Gabriel’s Gully, as is now well known, is filled up to a great depth with tailings, and the road is carried up on a comparative level, over the sites of what were only a few years ago the busy haunts of the digger. Perhaps nowhere in New Zealand has so great a change in the appearance of the country taken place as here. The path up the gully is sometimes down on the tailings, and sometimes on the bank of a race, past all manner of disused mining works, a small stream of dirty water occupying a channel which sometimes flowed to one side and sometimes to the other. I was not long ere I was opposite the claims, but beyond a rugged quarry-looking chasm in the hill before me I could make nothing of it.
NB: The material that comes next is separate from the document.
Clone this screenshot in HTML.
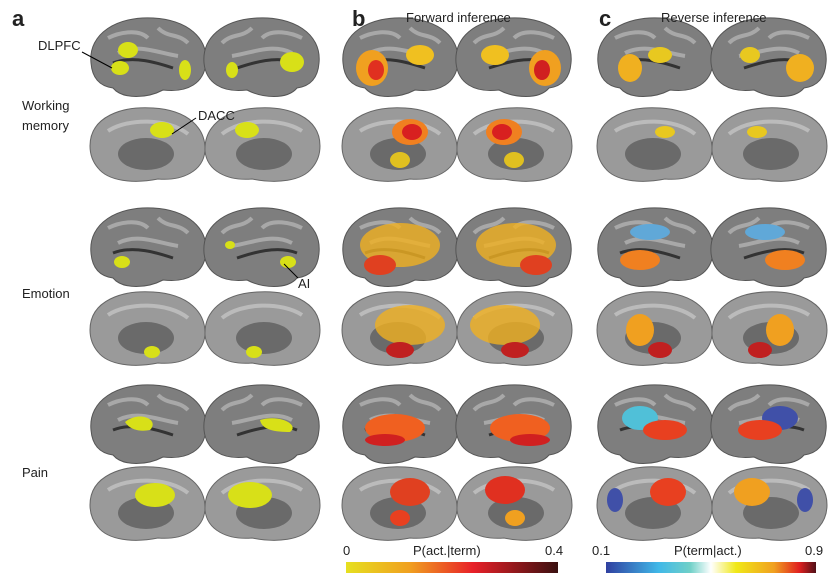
<!DOCTYPE html>
<html><head><meta charset="utf-8"><style>
html,body{margin:0;padding:0;background:#fff}
svg{display:block}
text{font-family:"Liberation Sans",sans-serif;fill:#222}
</style></head><body>
<svg width="835" height="586" viewBox="0 0 835 586" xmlns="http://www.w3.org/2000/svg">
<defs>
<linearGradient id="gb" x1="0" x2="1"><stop offset="0" stop-color="#e6e020"/><stop offset="0.3" stop-color="#f0a020"/><stop offset="0.6" stop-color="#e82028"/><stop offset="1" stop-color="#3a1010"/></linearGradient>
<linearGradient id="gc" x1="0" x2="1"><stop offset="0" stop-color="#3040a0"/><stop offset="0.25" stop-color="#40b8e8"/><stop offset="0.4" stop-color="#70d0c8"/><stop offset="0.5" stop-color="#ffffff"/><stop offset="0.62" stop-color="#f0e818"/><stop offset="0.8" stop-color="#f0a020"/><stop offset="0.92" stop-color="#e02020"/><stop offset="1" stop-color="#501018"/></linearGradient>
<g id="lat"><path d="M-57,5 C-60,-25 -30,-42 5,-40 C40,-38 60,-20 58,5 C56,25 40,35 15,32 C0,40 -25,42 -35,30 C-50,28 -56,18 -57,5Z" fill="#7e7e7e" stroke="#555" stroke-width="1"/><path d="M-30,-5 C-10,-15 10,-5 30,-2 M-40,-20 C-30,-25 -10,-30 0,-20 M10,-30 C20,-20 30,-25 40,-15" stroke="#a8a8a8" stroke-width="4" fill="none"/><path d="M-35,5 C-15,-3 10,5 25,10" stroke="#333" stroke-width="3" fill="none"/></g>
<g id="med"><path d="M-58,0 C-58,-30 -25,-40 5,-38 C40,-36 58,-18 57,5 C55,25 35,35 10,33 C-15,38 -40,35 -50,22 C-56,15 -58,8 -58,0Z" fill="#9a9a9a" stroke="#666" stroke-width="1"/><ellipse cx="-2" cy="8" rx="28" ry="16" fill="#6a6a6a"/><path d="M-40,-15 C-20,-28 20,-28 40,-12" stroke="#bbb" stroke-width="4" fill="none"/></g>
</defs>
<!-- brains -->
<g id="allbrains">
<use href="#lat" x="148" y="58"/><use href="#lat" x="262" y="58" transform="translate(524,0) scale(-1,1)"/>
<use href="#med" x="148" y="146"/><use href="#med" x="262" y="146" transform="translate(524,0) scale(-1,1)"/>
<use href="#lat" x="148" y="248"/><use href="#lat" x="262" y="248" transform="translate(524,0) scale(-1,1)"/>
<use href="#med" x="148" y="330"/><use href="#med" x="262" y="330" transform="translate(524,0) scale(-1,1)"/>
<use href="#lat" x="148" y="425"/><use href="#lat" x="262" y="425" transform="translate(524,0) scale(-1,1)"/>
<use href="#med" x="148" y="505"/><use href="#med" x="262" y="505" transform="translate(524,0) scale(-1,1)"/>
</g>
<use href="#allbrains" x="252"/>
<use href="#allbrains" x="507"/>
<!-- panel a blobs -->
<g fill="#d8e018">
<ellipse cx="120" cy="68" rx="9" ry="7"/><ellipse cx="128" cy="50" rx="10" ry="8"/><ellipse cx="185" cy="70" rx="6" ry="10"/><ellipse cx="292" cy="62" rx="12" ry="10"/><ellipse cx="232" cy="70" rx="6" ry="8"/>
<ellipse cx="162" cy="130" rx="12" ry="8"/><ellipse cx="247" cy="130" rx="12" ry="8"/>
<ellipse cx="122" cy="262" rx="8" ry="6"/><ellipse cx="288" cy="262" rx="8" ry="6"/><ellipse cx="230" cy="245" rx="5" ry="4"/>
<ellipse cx="152" cy="352" rx="8" ry="6"/><ellipse cx="254" cy="352" rx="8" ry="6"/>
<path d="M125,422 C140,410 160,420 150,430 C140,432 130,430 125,422Z"/><path d="M260,420 C280,414 300,425 290,432 C275,432 262,430 260,420Z"/>
<ellipse cx="155" cy="495" rx="20" ry="12"/><ellipse cx="250" cy="495" rx="22" ry="13"/>
</g>
<!-- panel b blobs -->
<g>
<ellipse cx="372" cy="68" rx="16" ry="18" fill="#f0a020"/><ellipse cx="376" cy="70" rx="8" ry="10" fill="#e03020"/><ellipse cx="420" cy="55" rx="14" ry="10" fill="#f0c020"/>
<ellipse cx="545" cy="68" rx="16" ry="18" fill="#f0a020"/><ellipse cx="542" cy="70" rx="8" ry="10" fill="#d02020"/><ellipse cx="495" cy="55" rx="14" ry="10" fill="#f0c020"/>
<ellipse cx="410" cy="132" rx="18" ry="13" fill="#f08020"/><ellipse cx="412" cy="132" rx="10" ry="8" fill="#d82020"/>
<ellipse cx="504" cy="132" rx="18" ry="13" fill="#f08020"/><ellipse cx="502" cy="132" rx="10" ry="8" fill="#d82020"/>
<ellipse cx="400" cy="160" rx="10" ry="8" fill="#e0c020"/><ellipse cx="514" cy="160" rx="10" ry="8" fill="#e0c020"/>
<ellipse cx="400" cy="245" rx="40" ry="22" fill="#f0b020" opacity="0.8"/><ellipse cx="380" cy="265" rx="16" ry="10" fill="#e04020"/>
<ellipse cx="516" cy="245" rx="40" ry="22" fill="#f0b020" opacity="0.8"/><ellipse cx="536" cy="265" rx="16" ry="10" fill="#e04020"/>
<ellipse cx="410" cy="325" rx="35" ry="20" fill="#f0b020" opacity="0.8"/><ellipse cx="400" cy="350" rx="14" ry="8" fill="#c02020"/>
<ellipse cx="505" cy="325" rx="35" ry="20" fill="#f0b020" opacity="0.8"/><ellipse cx="515" cy="350" rx="14" ry="8" fill="#c02020"/>
<ellipse cx="395" cy="428" rx="30" ry="14" fill="#f06020"/><ellipse cx="385" cy="440" rx="20" ry="6" fill="#d02020"/>
<ellipse cx="520" cy="428" rx="30" ry="14" fill="#f06020"/><ellipse cx="530" cy="440" rx="20" ry="6" fill="#d02020"/>
<ellipse cx="410" cy="492" rx="20" ry="14" fill="#e04020"/><ellipse cx="400" cy="518" rx="10" ry="8" fill="#e84020"/>
<ellipse cx="505" cy="490" rx="20" ry="14" fill="#e03020"/><ellipse cx="515" cy="518" rx="10" ry="8" fill="#f0a020"/>
</g>
<!-- panel c blobs -->
<g>
<ellipse cx="630" cy="68" rx="12" ry="14" fill="#f0b020"/><ellipse cx="660" cy="55" rx="12" ry="8" fill="#e8c820"/><ellipse cx="800" cy="68" rx="14" ry="14" fill="#f0b020"/><ellipse cx="750" cy="55" rx="10" ry="8" fill="#e8c820"/>
<ellipse cx="665" cy="132" rx="10" ry="6" fill="#e8c820"/><ellipse cx="757" cy="132" rx="10" ry="6" fill="#e8c820"/>
<ellipse cx="640" cy="260" rx="20" ry="10" fill="#f08020"/><ellipse cx="650" cy="232" rx="20" ry="8" fill="#60a8d8"/><ellipse cx="785" cy="260" rx="20" ry="10" fill="#f08020"/><ellipse cx="765" cy="232" rx="20" ry="8" fill="#60a8d8"/>
<ellipse cx="640" cy="330" rx="14" ry="16" fill="#f0a020"/><ellipse cx="660" cy="350" rx="12" ry="8" fill="#c02020"/><ellipse cx="780" cy="330" rx="14" ry="16" fill="#f0a020"/><ellipse cx="760" cy="350" rx="12" ry="8" fill="#c02020"/>
<ellipse cx="640" cy="418" rx="18" ry="12" fill="#50c0d8"/><ellipse cx="665" cy="430" rx="22" ry="10" fill="#e84020"/><ellipse cx="780" cy="418" rx="18" ry="12" fill="#4050a8"/><ellipse cx="760" cy="430" rx="22" ry="10" fill="#e84020"/>
<ellipse cx="668" cy="492" rx="18" ry="14" fill="#e84020"/><ellipse cx="615" cy="500" rx="8" ry="12" fill="#4050a8"/><ellipse cx="752" cy="492" rx="18" ry="14" fill="#f0a020"/><ellipse cx="805" cy="500" rx="8" ry="12" fill="#4050a8"/>
</g>
<!-- labels -->
<text x="12" y="26" font-size="22" font-weight="bold">a</text>
<text x="352" y="26" font-size="22" font-weight="bold">b</text>
<text x="599" y="26" font-size="22" font-weight="bold">c</text>
<text x="406" y="22" font-size="13">Forward inference</text>
<text x="661" y="22" font-size="13">Reverse inference</text>
<text x="38" y="50" font-size="13">DLPFC</text>
<path d="M82,52 L112,68" stroke="#000" stroke-width="1"/>
<text x="22" y="110" font-size="13">Working</text>
<text x="22" y="130" font-size="13">memory</text>
<text x="198" y="120" font-size="13">DACC</text>
<path d="M196,118 L172,134" stroke="#000" stroke-width="1"/>
<text x="22" y="298" font-size="13">Emotion</text>
<text x="298" y="288" font-size="13">AI</text>
<path d="M298,278 L284,264" stroke="#000" stroke-width="1"/>
<text x="22" y="477" font-size="13">Pain</text>
<text x="343" y="555" font-size="13">0</text>
<text x="413" y="555" font-size="13">P(act.|term)</text>
<text x="545" y="555" font-size="13">0.4</text>
<text x="592" y="555" font-size="13">0.1</text>
<text x="674" y="555" font-size="13">P(term|act.)</text>
<text x="805" y="555" font-size="13">0.9</text>
<rect x="346" y="562" width="212" height="11" fill="url(#gb)"/>
<rect x="606" y="562" width="210" height="11" fill="url(#gc)"/>
</svg>
</body></html>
So after looking about a little I climbed a steep hill, for the purpose of finding some one who could put me up to the process.

In this I was fortunate, for the first person I met was Mr  McIntosh, manager of one of the claims, who very kindly took me over the whole Spur and explained everything necessary, to my great delight. And not only so, but in passing through one of the claims he manipulated a handful of blackish mud, and showed me the precious metal for which all this turmoil in the district had been caused.

After watching him for a little he put in my hand the "prospect", a small quantity of fine grains of gold like snuff, which I carefully put in a bit of paper and brought away with me. Mr  McIntosh took me home to dinner with him, and afterwards accompanied me to the house of a friend, where we had hardly arrived when heavy rain came on, and continued throughout the rest of the day and evening, compelling me to remain on the Blue Spur all night. 

Next morning was fine, with a bright sun, and after breakfast I started to work the bush in the upper part of Munro’s Gully, on the opposite side of the Spur. On the tailings below I found a ten-stamp battery hard at work, driven by a turbine, crushing the cement brought up from a drive into the hill. It did make a great row, and after looking on a little gave me quite a headache. From the machine, I proceeded across the flat and up the gully towards the remains of what had been thick bush at one time. This was rather hard work, as the scrub was thick and wet with the heavy rain of the past night, which the sun had not yet reached in the close gully.

Except the beeches, which were growing abundantly, there was little difference between the plants here and those in any similar gully near Dunedin, and there were only 14 ferns noticed.

I worked up till there was no possibility of getting farther without a ladder, and then turned to the left and climbed the bank into some very dense scrub, finding, on a small terrace, a spear-grass new to me, but of which I discovered another plant in the Botanic Garden, since returning home. Getting up the hill was a very tough job, and I was both hot and wet when I emerged close to a solitary house, standing on the hillside.

I went in and sat down for a little, and had a much needed  rest and a drink, and, after some conversation with the inmate, continued my way up hill, till I reached the top of the range.

From there I had a fine view of the country all round to the south and east, whilst to the west and north, there were only more ranges. Turning to the right, I descended the hill a good bit, and then walked along the bank of a race till I came to Hale’s Dam, which was then undergoing repair, and was directed how to get back to the Spur.

On my way, I had a good opportunity of seeing the immense water-power brought to bear on those works, for down in a deep hollow on my left were roaring and rushing two or three strong streams of water, side by side, on their way to tumble over the faces, or to drive the crushing machines below.

This is an altogether strange locality. I was not long in scrambling down the Spur to the tailings again, which, by the way, are said to be about 120ft deep opposite the workings.

There are two batteries here, one at work, the other nearly ready. After having a good look round, I proceeded up the hill again to my friend’s house, had dinner, and proceeded back to Lawrence by the hill road, from various points on which I had a good view of the Blue Spur and its surroundings.